Windows on Linux
Robert X. Cringely: What Lies Beneath
Usually Cringely is an interesting read, but this week he's so far out there I don't know what to say. Except for a point-for-point reply.
Even today, you can still get to a C: prompt under Windows XP, which means a disk operating system is hiding there no matter what Microsoft wants us to believe.
No way. With Win98 and WinME, all disk access and many other system calls still went through DOS. For NT they wrote a program called cmd that implements a command-line. Just because the prompt is "C:\>" doesn't mean it's DOS. There have been people who wrote a DOS-like shell for the Mac. Does that make the Mac be based on DOS?
Windows XP is not an operating system. It is a windowing system that sits atop an operating system much as KDE or Gnome sit atop Linux.
Every operating system is layered. On Mac OS X, the UI sits upon a kernel. There are APIs to talk to the kernel, and APIs to talk to the OS. Any decently engineered OS is like this, and as much as I dislike Windows, I have no doubt that it's decently-well engineered.
Now back to Microsoft putting Windows on top of Linux. Linux is better, faster, stronger than whatever is living underneath XP now, right?
Excuse me? Is there any evidence supporting this claim? Just because you say it's so doesn't make it. I remember reading that the XP kernel is "fully pre-emptible, fully-interuptible, and re-entrant by design". I have no reason to disbelieve this statement. Microsoft has put a lot of effort into the kernel. There is no good basis for this statement.
Performance would improve.
Whoa. By moving the top layers of Windows from a kernel explicitly built for it onto a kernel that wasn't explicitly designed with it in mind, you are going to gain speed? Wow. Big leap there, Cringe.
As Mike Class points out, by not having to develop its own OS, Microsoft could also save money. They wouldn't need however many people are presently devoted to maintaining the underlying OS that isn't supposed to be there.
Two problems here.
First, even though MS wouldn't need the team to develop it, they still would need a maintenance team, plus a team to integrate new features that they would need. Second, you now would need to spend an obscene amount of money to port the upper layers over to the new kernel and then test it all. This is not a money-saving proposition.

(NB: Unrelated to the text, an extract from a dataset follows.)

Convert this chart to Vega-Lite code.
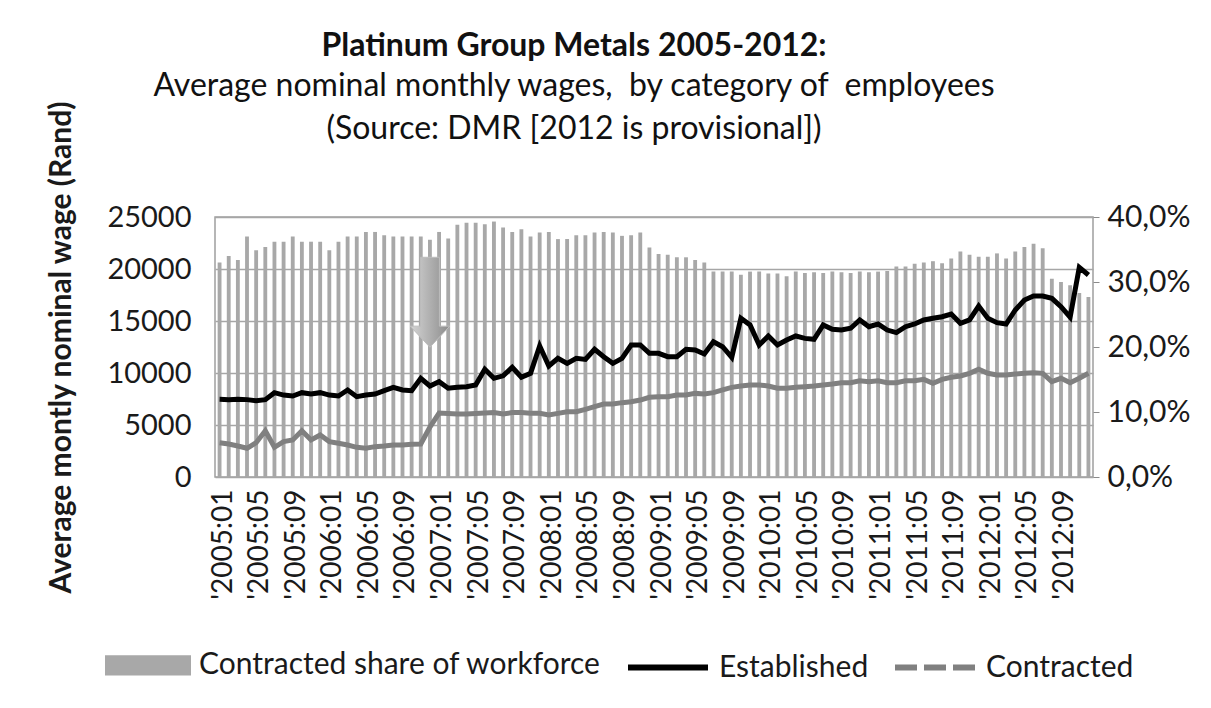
{
  "$schema": "https://vega.github.io/schema/vega-lite/v6.json",
  "width": 878,
  "height": 260,
  "autosize": {"type": "none"},
  "padding": {"left": 215, "top": 217, "right": 118, "bottom": 231},
  "background": "white",
  "config": {
    "font": "Lato",
    "view": {"stroke": "#9f9f9f", "strokeWidth": 1.5},
    "axis": {"labelColor": "#1a1a1a", "titleColor": "#1a1a1a", "labelFont": "Lato", "titleFont": "Lato"}
  },
  "title": {
    "text": "Platinum Group Metals 2005-2012:",
    "subtitle": ["Average nominal monthly wages,\u00a0 by category of\u00a0 employees", "(Source: DMR [2012 is provisional])"],
    "anchor": "middle",
    "font": "Lato",
    "subtitleFont": "Lato",
    "fontSize": 32,
    "fontWeight": "bold",
    "subtitleFontSize": 32,
    "subtitleFontWeight": "normal",
    "subtitleLineHeight": 43,
    "subtitlePadding": 8,
    "color": "#111111",
    "subtitleColor": "#111111",
    "offset": -46,
    "dx": -80
  },
  "datasets": {
    "wages": [
      {"month": "2005:01", "share": 33.0, "Established": 7470, "Contracted": 3300},
      {"month": "2005:02", "share": 34.0, "Established": 7440, "Contracted": 3170},
      {"month": "2005:03", "share": 33.4, "Established": 7470, "Contracted": 2980},
      {"month": "2005:04", "share": 37.0, "Established": 7440, "Contracted": 2760},
      {"month": "2005:05", "share": 34.9, "Established": 7340, "Contracted": 3300},
      {"month": "2005:06", "share": 35.4, "Established": 7440, "Contracted": 4450},
      {"month": "2005:07", "share": 36.2, "Established": 8110, "Contracted": 2860},
      {"month": "2005:08", "share": 36.2, "Established": 7880, "Contracted": 3400},
      {"month": "2005:09", "share": 37.0, "Established": 7790, "Contracted": 3560},
      {"month": "2005:10", "share": 36.2, "Established": 8110, "Contracted": 4450},
      {"month": "2005:11", "share": 36.2, "Established": 7980, "Contracted": 3560},
      {"month": "2005:12", "share": 36.2, "Established": 8110, "Contracted": 4040},
      {"month": "2006:01", "share": 34.9, "Established": 7880, "Contracted": 3400},
      {"month": "2006:02", "share": 36.2, "Established": 7790, "Contracted": 3240},
      {"month": "2006:03", "share": 37.0, "Established": 8370, "Contracted": 3080},
      {"month": "2006:04", "share": 37.0, "Established": 7720, "Contracted": 2850},
      {"month": "2006:05", "share": 37.7, "Established": 7880, "Contracted": 2760},
      {"month": "2006:06", "share": 37.7, "Established": 7980, "Contracted": 2920},
      {"month": "2006:07", "share": 37.2, "Established": 8300, "Contracted": 2980},
      {"month": "2006:08", "share": 37.0, "Established": 8620, "Contracted": 3080},
      {"month": "2006:09", "share": 37.0, "Established": 8370, "Contracted": 3080},
      {"month": "2006:10", "share": 37.0, "Established": 8300, "Contracted": 3140},
      {"month": "2006:11", "share": 37.0, "Established": 9490, "Contracted": 3170},
      {"month": "2006:12", "share": 36.5, "Established": 8750, "Contracted": 4800},
      {"month": "2007:01", "share": 37.7, "Established": 9170, "Contracted": 6150},
      {"month": "2007:02", "share": 36.7, "Established": 8530, "Contracted": 6100},
      {"month": "2007:03", "share": 38.8, "Established": 8620, "Contracted": 6050},
      {"month": "2007:04", "share": 39.1, "Established": 8680, "Contracted": 6050},
      {"month": "2007:05", "share": 39.1, "Established": 8850, "Contracted": 6100},
      {"month": "2007:06", "share": 38.9, "Established": 10360, "Contracted": 6150},
      {"month": "2007:07", "share": 39.3, "Established": 9490, "Contracted": 6200},
      {"month": "2007:08", "share": 38.4, "Established": 9730, "Contracted": 6060},
      {"month": "2007:09", "share": 37.7, "Established": 10550, "Contracted": 6190},
      {"month": "2007:10", "share": 38.1, "Established": 9590, "Contracted": 6190},
      {"month": "2007:11", "share": 37.0, "Established": 9970, "Contracted": 6120},
      {"month": "2007:12", "share": 37.6, "Established": 12600, "Contracted": 6120},
      {"month": "2008:01", "share": 37.7, "Established": 10670, "Contracted": 5960},
      {"month": "2008:02", "share": 36.6, "Established": 11410, "Contracted": 6120},
      {"month": "2008:03", "share": 36.6, "Established": 10930, "Contracted": 6280},
      {"month": "2008:04", "share": 37.2, "Established": 11410, "Contracted": 6280},
      {"month": "2008:05", "share": 37.2, "Established": 11310, "Contracted": 6510},
      {"month": "2008:06", "share": 37.6, "Established": 12280, "Contracted": 6760},
      {"month": "2008:07", "share": 37.7, "Established": 11570, "Contracted": 7020},
      {"month": "2008:08", "share": 37.6, "Established": 10930, "Contracted": 7020},
      {"month": "2008:09", "share": 37.1, "Established": 11410, "Contracted": 7150},
      {"month": "2008:10", "share": 37.2, "Established": 12690, "Contracted": 7240},
      {"month": "2008:11", "share": 37.6, "Established": 12690, "Contracted": 7400},
      {"month": "2008:12", "share": 35.3, "Established": 11890, "Contracted": 7660},
      {"month": "2009:01", "share": 34.3, "Established": 11890, "Contracted": 7720},
      {"month": "2009:02", "share": 34.2, "Established": 11570, "Contracted": 7720},
      {"month": "2009:03", "share": 33.8, "Established": 11570, "Contracted": 7880},
      {"month": "2009:04", "share": 33.8, "Established": 12280, "Contracted": 7880},
      {"month": "2009:05", "share": 33.4, "Established": 12210, "Contracted": 8040},
      {"month": "2009:06", "share": 33.0, "Established": 11830, "Contracted": 7980},
      {"month": "2009:07", "share": 31.6, "Established": 13010, "Contracted": 8110},
      {"month": "2009:08", "share": 31.6, "Established": 12530, "Contracted": 8370},
      {"month": "2009:09", "share": 31.6, "Established": 11510, "Contracted": 8620},
      {"month": "2009:10", "share": 31.1, "Established": 15260, "Contracted": 8750},
      {"month": "2009:11", "share": 31.6, "Established": 14620, "Contracted": 8850},
      {"month": "2009:12", "share": 31.6, "Established": 12690, "Contracted": 8850},
      {"month": "2010:01", "share": 31.3, "Established": 13560, "Contracted": 8750},
      {"month": "2010:02", "share": 31.3, "Established": 12690, "Contracted": 8530},
      {"month": "2010:03", "share": 30.9, "Established": 13170, "Contracted": 8530},
      {"month": "2010:04", "share": 31.6, "Established": 13560, "Contracted": 8620},
      {"month": "2010:05", "share": 31.4, "Established": 13330, "Contracted": 8680},
      {"month": "2010:06", "share": 31.5, "Established": 13240, "Contracted": 8750},
      {"month": "2010:07", "share": 31.4, "Established": 14620, "Contracted": 8850},
      {"month": "2010:08", "share": 31.6, "Established": 14200, "Contracted": 8940},
      {"month": "2010:09", "share": 31.5, "Established": 14130, "Contracted": 9070},
      {"month": "2010:10", "share": 31.4, "Established": 14300, "Contracted": 9070},
      {"month": "2010:11", "share": 31.6, "Established": 15100, "Contracted": 9260},
      {"month": "2010:12", "share": 31.5, "Established": 14450, "Contracted": 9170},
      {"month": "2011:01", "share": 31.6, "Established": 14710, "Contracted": 9260},
      {"month": "2011:02", "share": 31.7, "Established": 14130, "Contracted": 9070},
      {"month": "2011:03", "share": 32.4, "Established": 13880, "Contracted": 9070},
      {"month": "2011:04", "share": 32.4, "Established": 14450, "Contracted": 9260},
      {"month": "2011:05", "share": 32.8, "Established": 14710, "Contracted": 9260},
      {"month": "2011:06", "share": 33.0, "Established": 15100, "Contracted": 9390},
      {"month": "2011:07", "share": 33.2, "Established": 15260, "Contracted": 9010},
      {"month": "2011:08", "share": 32.9, "Established": 15410, "Contracted": 9390},
      {"month": "2011:09", "share": 33.6, "Established": 15670, "Contracted": 9590},
      {"month": "2011:10", "share": 34.7, "Established": 14780, "Contracted": 9710},
      {"month": "2011:11", "share": 34.2, "Established": 15100, "Contracted": 9970},
      {"month": "2011:12", "share": 33.9, "Established": 16440, "Contracted": 10360},
      {"month": "2012:01", "share": 33.9, "Established": 15260, "Contracted": 9970},
      {"month": "2012:02", "share": 34.4, "Established": 14840, "Contracted": 9810},
      {"month": "2012:03", "share": 33.6, "Established": 14710, "Contracted": 9810},
      {"month": "2012:04", "share": 34.7, "Established": 16060, "Contracted": 9900},
      {"month": "2012:05", "share": 35.4, "Established": 17020, "Contracted": 9970},
      {"month": "2012:06", "share": 35.9, "Established": 17400, "Contracted": 10030},
      {"month": "2012:07", "share": 35.2, "Established": 17400, "Contracted": 9970},
      {"month": "2012:08", "share": 30.5, "Established": 17180, "Contracted": 9170},
      {"month": "2012:09", "share": 30.0, "Established": 16380, "Contracted": 9490},
      {"month": "2012:10", "share": 29.5, "Established": 15360, "Contracted": 9070},
      {"month": "2012:11", "share": 28.3, "Established": 20160, "Contracted": 9490},
      {"month": "2012:12", "share": 27.7, "Established": 19420, "Contracted": 9970}
    ],
    "note": [{"month": "2006:12", "wage": 16800}]
  },
  "data": {"name": "wages"},
  "encoding": {
    "x": {
      "field": "month",
      "type": "nominal",
      "sort": null,
      "title": null,
      "scale": {"paddingInner": 0, "paddingOuter": 0},
      "axis": {
        "labelAngle": -90,
        "labelFontSize": 28,
        "labelPadding": 12,
        "labelOffset": 4,
        "labelOverlap": false,
        "ticks": false,
        "domain": false,
        "labelExpr": "(toNumber(substring(datum.value, 5, 7)) - 1) % 4 == 0 ? \"'\" + datum.value : ''"
      }
    }
  },
  "layer": [
    {
      "mark": {"type": "bar", "width": {"band": 0.42}},
      "encoding": {
        "y": {
          "field": "share",
          "type": "quantitative",
          "title": null,
          "scale": {"domain": [0, 40], "nice": false},
          "axis": {
            "orient": "right",
            "values": [0, 10, 20, 30, 40],
            "labelExpr": "replace(format(datum.value, '.1f'), '.', ',') + '%'",
            "labelFontSize": 30,
            "labelPadding": 8,
            "tickSize": 6,
            "tickColor": "#8a8a8a",
            "domain": false,
            "grid": false
          }
        },
        "color": {
          "datum": "Contracted share of workforce",
          "scale": {
            "domain": ["Contracted share of workforce", "Established", "Contracted"],
            "range": ["#a8a8a8", "#000000", "#808080"]
          },
          "legend": {
            "title": null,
            "orient": "none",
            "direction": "horizontal",
            "legendX": -110,
            "legendY": 405,
            "padding": 0,
            "symbolSize": 6400,
            "symbolStrokeWidth": 6,
            "labelFontSize": 30,
            "labelFont": "Lato",
            "labelColor": "#1a1a1a",
            "labelOffset": 8,
            "labelLimit": 600,
            "columnPadding": 14,
            "encode": {
              "symbols": {
                "update": {
                  "shape": {"signal": "datum.value === 'Contracted share of workforce' ? 'M-1,-0.18H1V0.18H-1Z' : 'stroke'"},
                  "fill": {"signal": "datum.value === 'Contracted share of workforce' ? '#a8a8a8' : 'transparent'"},
                  "stroke": {"signal": "datum.value === 'Contracted share of workforce' ? 'transparent' : (datum.value === 'Established' ? '#000000' : '#808080')"},
                  "strokeDash": {"signal": "datum.value === 'Contracted' ? [22, 7] : []"},
                  "strokeWidth": {"value": 6},
                  "opacity": {"value": 1}
                }
              }
            }
          }
        }
      }
    },
    {
      "layer": [
        {
          "transform": [{"fold": ["Established", "Contracted"], "as": ["series", "wage"]}],
          "mark": {"type": "line", "strokeWidth": 5},
          "encoding": {
            "y": {
              "field": "wage",
              "type": "quantitative",
              "title": "Average montly nominal wage (Rand)",
              "scale": {"domain": [0, 25000], "nice": false},
              "axis": {
                "orient": "left",
                "values": [0, 5000, 10000, 15000, 20000, 25000],
                "format": "d",
                "labelFontSize": 29,
                "labelPadding": 24,
                "ticks": false,
                "domain": false,
                "grid": true,
                "gridColor": "#a6a6a6",
                "gridWidth": 1.5,
                "titleFontSize": 30,
                "titleFontWeight": "bold",
                "titlePadding": 30
              }
            },
            "color": {
              "field": "series",
              "type": "nominal",
              "sort": null,
              "legend": {
                "title": null,
                "orient": "none",
                "direction": "horizontal",
                "legendX": -110,
                "legendY": 405,
                "padding": 0,
                "symbolSize": 6400,
                "symbolStrokeWidth": 6,
                "labelFontSize": 30,
                "labelFont": "Lato",
                "labelColor": "#1a1a1a",
                "labelOffset": 8,
                "labelLimit": 600,
                "columnPadding": 14
              }
            }
          }
        },
        {
          "data": {"name": "note"},
          "mark": {
            "type": "point",
            "shape": "M-0.21,-1L0.21,-1L0.21,0.53L0.44,0.53L0,1L-0.44,0.53L-0.21,0.53Z",
            "size": 8100,
            "filled": true,
            "opacity": 1,
            "fill": {"gradient": "linear", "x1": 0, "x2": 1, "y1": 0, "y2": 0, "stops": [{"offset": 0, "color": "#d4d4d4"}, {"offset": 1, "color": "#8c8c8c"}]},
            "stroke": "#bdbdbd",
            "strokeWidth": 1
          },
          "encoding": {
            "y": {"field": "wage", "type": "quantitative"}
          }
        }
      ]
    }
  ],
  "resolve": {"scale": {"y": "independent"}}
}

Apple has made a virtue of doing exactly this with MacOS-X, heralding its Mach kernel and BSD roots.
First people wanted Apple to drop the Mach kernel in favor of the Linux kernel, and now Apple's use of the Mach kernel is used to support a similar argument for MS? This is a weird world.
No one but Apple uses the Mach kernel. Not for any real operating systems, anyway. Apple isn't leveraging the open source community for the Mach kernel; there is no dedicated Mach community feverishly working on newer kernel versions. Apple has their own kernel team, and is very much like Microsoft in that regard. The fact that Apple releases the kernel source doesn't affect that argument. As for BSD, since Apple's not using a BSD kernel but just a lot of BSD kernel-space code, Apple once again has to provide a lot of engineering effort. This partially supports the argument as to the leverage, but it doesn't save them a ton of money.
Then look at what this does to Microsoft's anti-trust situation. Suddenly, they aren't this overbearing monolith, but just another company pushing a windowing system and apps.
...who still would have 90% percent of the market and would have no problem bullying people around. Changing the kernel would change nothing about that.
It would also have a negative impact on their language business, though that's not an absolute certainty.
Why? What does the kernel have to do with the compilers? Compilers compile to the CPU's language, and any kernel calls would have to follow whatever the relevant ABIs are.
The part I love, though, is the idea of Bill Gates showing up at LinuxWorld to kiss Linus's ring.
Geez, Cringe. Go live in your fantasy world. Thanks for the interesting view into it, though.